Le président yéménite Ali Abdallah Saleh a offert jeudi d'abandonner ses pouvoirs exécutifs avant la fin de l'année mais cette nouvelle concession a été rejetée par l'opposition qui exige son départ.

Le président, au pouvoir depuis 32 ans dans ce pays pauvre de la péninsule arabique, est la cible d'une contestation populaire depuis la fin janvier qui a déjà fait une trentaine de tués.

Des violences cette semaine ont fait au moins trois morts, et Washington s'est dit mercredi «profondément préoccupé», appelant «les forces de sécurité, tout comme les manifestants, à montrer de la retenue».

Dans un discours jeudi à Sanaa devant des milliers de ses partisans, le président devenu un allié important des États-Unis dans la lutte contre Al-Qaïda a proposé la formation d'un gouvernement fort mais soumis au Parlement.

Il a proposé la rédaction d'une nouvelle Constitution qui devrait être approuvée par referendum d'ici fin 2011 et établirait une division claire des pouvoirs exécutifs et législatifs.

Selon lui, cette Constitution viserait à «instaurer un régime parlementaire, donnant tous les pouvoirs exécutifs à un gouvernement élu par le Parlement fin 2011 ou début 2012», dans ce pays de 24 millions d'habitants.

Le président, qui a vu ses appuis politiques dans les tribus et au sein de son propre parti se réduire, a assuré qu'il voulait éviter «la sédition», alors que son autorité est remise en cause à Sanaa et dans le reste du pays par des manifestations quotidiennes.

Le Yémen est un pays très traditionnel où les clans jouent un rôle majeur et dont l'unité réalisée en 1990 avec la réunion du nord tribal et du sud marxiste est encore fragile. Il occupe une position stratégique dans le sud de la péninsule arabique, entre la Mer Rouge et l'Océan Indien.

L'opposition parlementaire a immédiatement rejeté l'initiative du président Saleh. «Elle est dépassée», a déclaré à l'AFP Mohammad al-Sabri, le porte-parole de l'opposition. «Elle constitue l'acte de décès du régime politique dont les manifestants réclament la fin», a-t-il ajouté.

Dans son offre, le président a indiqué qu'il voulait charger le Parlement, le conseil consultatif et des personnalités d'élaborer la nouvelle loi fondamentale envisagée.

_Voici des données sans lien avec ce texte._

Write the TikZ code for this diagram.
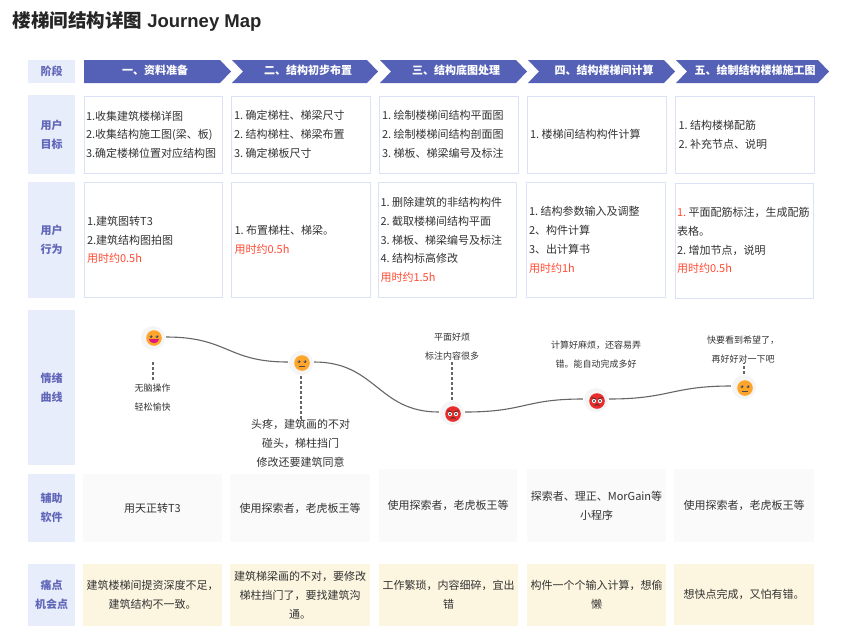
\documentclass[tikz,border=0pt]{standalone}
\usepackage{fontspec}
\setmainfont{Noto Sans CJK SC}
\newfontfamily\latinhead{Liberation Sans}
\usetikzlibrary{calc}
\definecolor{labelbg}{HTML}{E8EDFC}
\definecolor{labeltx}{HTML}{6167B8}
\definecolor{chevbg}{HTML}{5561B6}
\definecolor{cellline}{HTML}{DCE2F6}
\definecolor{celltx}{HTML}{333333}
\definecolor{hurry}{HTML}{FF4B33}
\definecolor{softbg}{HTML}{FAFAFA}
\definecolor{painbg}{HTML}{FCF5E0}
\definecolor{curvec}{HTML}{666666}
\definecolor{haloc}{HTML}{F5F5F5}
\definecolor{okface}{HTML}{FFA52C}
\definecolor{badface}{HTML}{EA2B2B}
\newcommand{\fsz}[1]{\fontsize{#1}{18.8}\selectfont}
\newcommand{\gap}{\hspace{2.4pt}}
\tikzset{
  cellbase/.style={inner sep=0pt,text=celltx,font=\fsz{11}},
  labelcell/.style={cellbase,fill=labelbg,text=labeltx,align=center,font=\fsz{11}\bfseries},
  whitecell/.style={cellbase,fill=white,draw=cellline,line width=1pt,align=left},
  softcell/.style={cellbase,fill=softbg,align=center},
  paincell/.style={cellbase,fill=painbg,align=center},
  chevtext/.style={inner sep=0pt,text=white,font=\fsz{11}\bfseries},
  halo/.style={circle,fill=haloc,minimum size=24pt,inner sep=0pt},
  moodline/.style={curvec,line width=1.1pt},
  dropline/.style={curvec,line width=1.3pt,dash pattern=on 2.5pt off 2.5pt},
  smallnote/.style={inner sep=0pt,text=celltx,align=center,font=\fsz{9}},
  bignote/.style={inner sep=0pt,text=celltx,align=center,font=\fsz{11}},
}
% name, x1, y1, x2, y2, style, pad, text
\newcommand{\cell}[8]{%
  \pgfmathsetmacro{\cw}{#4-#2}\pgfmathsetmacro{\ch}{#5-#3}%
  \pgfmathsetmacro{\cx}{(#2+#4)/2}\pgfmathsetmacro{\cy}{(#3+#5)/2}%
  \pgfmathsetmacro{\tw}{\cw-2*#7}%
  \node[#6,minimum height=\ch pt,text width=\tw pt,inner xsep=#7 pt] (#1) at (\cx,\cy) {#8};}
% name, x start, notch, x body end, x tip, text centre
\newcommand{\chev}[6]{%
  \fill[chevbg] (#2,60) -- (#4,60) -- (#5,71.5) -- (#4,83) -- (#2,83) -- (#3,71.5) -- cycle;
  \node[chevtext] (#1) at (#6,71) {\strut\csname chevt#1\endcsname};}
\newcommand{\eyes}[1]{%
  \fill[black!75] ($(#1)+(-3,-1.5)$) circle (1.5);
  \fill[black!75] ($(#1)+(3,-1.5)$) circle (1.5);
  \fill[white] ($(#1)+(-3.4,-2)$) circle (.45);
  \fill[white] ($(#1)+(2.6,-2)$) circle (.45);}
\newcommand{\goodface}[1]{%
  \fill[okface] (#1) circle (7.8);
  \eyes{#1}
  \fill[magenta!70!purple] ($(#1)+(-5.2,1)$) -- ($(#1)+(5.2,1)$) .. controls ($(#1)+(4.5,6.5)$) and ($(#1)+(-4.5,6.5)$) .. cycle;}
\newcommand{\flatface}[1]{%
  \fill[okface] (#1) circle (7.8);
  \eyes{#1}
  \draw[black!70,line width=.8pt] ($(#1)+(-2.8,3)$) -- ($(#1)+(2.8,3)$);}
\newcommand{\madface}[1]{%
  \fill[badface] (#1) circle (7.8);
  \fill[white] ($(#1)+(-3,0)$) circle (2.1);
  \fill[white] ($(#1)+(3,0)$) circle (2.1);
  \fill[black!80] ($(#1)+(-3,0)$) circle (1.1);
  \fill[black!80] ($(#1)+(3,0)$) circle (1.1);
  \draw[black!80,line width=.8pt] ($(#1)+(-5.5,-3.5)$) -- ($(#1)+(-1,-2)$);
  \draw[black!80,line width=.8pt] ($(#1)+(5.5,-3.5)$) -- ($(#1)+(1,-2)$);
  \draw[black!80,line width=.8pt] ($(#1)+(-2.5,4.5)$) .. controls ($(#1)+(-1,3)$) and ($(#1)+(1,3)$) .. ($(#1)+(2.5,4.5)$);}
\newcommand{\late}[1]{\textcolor{hurry}{#1}}
\begin{document}
\begin{tikzpicture}[x=1pt,y=-1pt]
\useasboundingbox[fill=white] (0,0) rectangle (849,641);
\node[anchor=west,inner sep=0pt,text=black!85,font=\fsz{18.5}\bfseries] (title) at (12.5,21) {楼梯间结构详图{\latinhead\bfseries\ Journey Map}};
% row labels
\cell{l1}{28}{60}{75}{83}{labelcell}{0}{阶段}
\cell{l2}{28}{95}{75}{174}{labelcell}{0}{用户\\目标}
\cell{l3}{28}{182}{75}{298}{labelcell}{0}{用户\\行为}
\cell{l4}{28}{310}{75}{465}{labelcell}{0}{情绪\\曲线}
\cell{l5}{28}{474}{75}{542}{labelcell}{0}{辅助\\软件}
\cell{l6}{28}{564}{75}{626}{labelcell}{0}{痛点\\机会点}
% stages
\expandafter\def\csname chevts1\endcsname{一、资料准备}
\expandafter\def\csname chevts2\endcsname{二、结构初步布置}
\expandafter\def\csname chevts3\endcsname{三、结构底图处理}
\expandafter\def\csname chevts4\endcsname{四、结构楼梯间计算}
\expandafter\def\csname chevts5\endcsname{五、绘制结构楼梯施工图}
\chev{s1}{84}{84}{220}{231}{155}
\chev{s2}{232}{243}{367}{378}{308}
\chev{s3}{380}{391}{516}{527}{456}
\chev{s4}{528}{539}{664}{675}{604}
\chev{s5}{676}{687}{818}{829}{755}
% goals
\cell{g1}{84}{96}{222.5}{173.5}{whitecell}{2}{1.收集建筑楼梯详图\\2.收集结构施工图(梁、板)\\3.确定楼梯位置对应结构图}
\cell{g2}{231}{96}{370}{173}{whitecell}{3}{1.\gap 确定梯柱、梯梁尺寸\\2.\gap 结构梯柱、梯梁布置\\3.\gap 确定梯板尺寸}
\cell{g3}{379}{96}{518}{173}{whitecell}{3}{1.\gap 绘制楼梯间结构平面图\\2.\gap 绘制楼梯间结构剖面图\\3.\gap 梯板、梯梁编号及标注}
\cell{g4}{527}{96}{666}{173}{whitecell}{3}{1.\gap 楼梯间结构构件计算}
\cell{g5}{675.5}{96}{814.5}{173.5}{whitecell}{3}{1.\gap 结构楼梯配筋\\2.\gap 补充节点、说明}
% actions
\cell{a1}{84}{182.5}{222.5}{297.5}{whitecell}{3}{1.建筑图转T3\\2.建筑结构图拍图\\\late{用时约0.5h}}
\cell{a2}{231.5}{182.5}{370.5}{297.5}{whitecell}{3}{1.\gap 布置梯柱、梯梁。\\\late{用时约0.5h}}
\cell{a3}{378}{182.5}{516.5}{297.5}{whitecell}{2.5}{1.\gap 删除建筑的非结构构件\\2.\gap 截取楼梯间结构平面\\3.\gap 梯板、梯梁编号及标注\\4.\gap 结构标高修改\\\late{用时约1.5h}}
\cell{a4}{526.5}{182.5}{665.5}{297.5}{whitecell}{2.5}{1.\gap 结构参数输入及调整\\2、构件计算\\3、出计算书\\\late{用时约1h}}
\cell{a5}{675}{183}{813.5}{298}{whitecell}{2}{\late{1.}\gap 平面配筋标注，生成配筋\\表格。\\2.\gap 增加节点，说明\\\late{用时约0.5h}}
% mood curve
\node[halo] (e1) at (153,338) {};
\node[halo] (e2) at (301,363) {};
\node[halo] (e3) at (452,413) {};
\node[halo] (e4) at (596,400) {};
\node[halo] (e5) at (744,387) {};
\draw[moodline] ($(e1.east)+(1,-1)$) .. controls +(62,0) and ($(e2.west)+(-62,-1)$) .. ($(e2.west)+(-1,-1)$);
\draw[moodline] ($(e2.east)+(1,-1)$) .. controls +(62,0) and ($(e3.west)+(-62,-1)$) .. ($(e3.west)+(-1,-1)$);
\draw[moodline] ($(e3.east)+(1,-1)$) .. controls +(60,0) and ($(e4.west)+(-60,-1)$) .. ($(e4.west)+(-1,-1)$);
\draw[moodline] ($(e4.east)+(1,-1)$) .. controls +(60,0) and ($(e5.west)+(-60,-1)$) .. ($(e5.west)+(-1,-1)$);
\goodface{154,338}
\flatface{302,363}
\madface{453,414}
\madface{597,401}
\flatface{745,388}
\node[smallnote] (n1) at (152.5,397.5) {无脑操作\\轻松愉快};
\node[bignote] (n2) at (300.5,443) {头疼，建筑画的不对\\碰头，梯柱挡门\\修改还要建筑同意};
\node[smallnote] (n3) at (452,346.5) {平面好烦\\标注内容很多};
\node[smallnote] (n4) at (596,354.5) {计算好麻烦，还容易弄\\错。能自动完成多好};
\node[smallnote] (n5) at (743,349.5) {快要看到希望了，\\再好好对一下吧};
\draw[dropline,shorten <=12pt,shorten >=3pt] (e1.south) -- (n1.north -| e1.south);
\draw[dropline,shorten <=1pt] (e2.south) -- (n2.north -| e2.south);
\draw[dropline,shorten <=1pt,shorten >=1pt] (e3.north) -- (n3.south -| e3.north);
\draw[dropline,shorten <=1pt] (e5.north) -- (n5.south -| e5.north);
% software
\cell{w1}{83}{474}{222}{542}{softcell}{3}{用天正转T3}
\cell{w2}{230}{474}{370}{542}{softcell}{3}{使用探索者，老虎板王等}
\cell{w3}{379}{469}{517}{542}{softcell}{3}{使用探索者，老虎板王等}
\cell{w4}{527}{469}{666}{542}{softcell}{3}{探索者、理正、MorGain等\\小程序}
\cell{w5}{674}{469}{814}{542}{softcell}{3}{使用探索者，老虎板王等}
% pain points
\cell{p1}{83}{564}{222}{626}{paincell}{2}{建筑楼梯间提资深度不足，\\建筑结构不一致。}
\cell{p2}{230}{564}{370}{626}{paincell}{2}{建筑梯梁画的不对，要修改\\梯柱挡门了，要找建筑沟\\通。}
\cell{p3}{379}{564}{518}{626}{paincell}{2}{工作繁琐，内容细碎，宜出\\错}
\cell{p4}{527}{564}{666}{626}{paincell}{2}{构件一个个输入计算，想偷\\懒}
\cell{p5}{674}{564}{814}{625}{paincell}{2}{想快点完成，又怕有错。}
\end{tikzpicture}
\end{document}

Il s'est également engagé à «continuer de protéger» les manifestants, qu'ils soient pour ou contre son régime.

M. Saleh a aussi promis une plus grande décentralisation dans un pays où les Sudistes réclament l'indépendance, voire l'autonomie, alors que des rebelles dans le Nord se plaignent de discrimination.

M. Saleh, dont le mandat s'achève en 2013, a anticipé dans son discours la réponse négative de l'opposition à son initiative.

La semaine dernière, il avait lui-même rejeté un plan de sortie de crise proposé par l'opposition prévoyant son départ avant la fin de l'année, et l'opposition avait appelé à intensifier la contestation populaire et à évincer le président.

Mercredi, Mark Toner, un porte-parole du département d'État américain a déclaré: «Nous restons profondément préoccupés devant la poursuite de la violence au Yémen, et nous continuons à appeler les forces de sécurité, tout comme les manifestants, à montrer de la retenue et à s'abstenir de violence».

Pour les États-Unis, qui apportent un soutien militaire important au Yémen, l'instabilité dans ce pays est une source d'inquiétude.

Le Yémen contrôle la rive septentrionale d'un des détroits les plus stratégiques du monde, celui de Bab el Mandeb, entre la péninsule arabique et la Corne de l'Afrique. Il a également une frontière de 1500 km avec l'Arabie Saoudite, qui redoute que son voisin ne devienne un havre pour les émules d'Oussama ben Laden, ennemi juré du pouvoir de Ryad.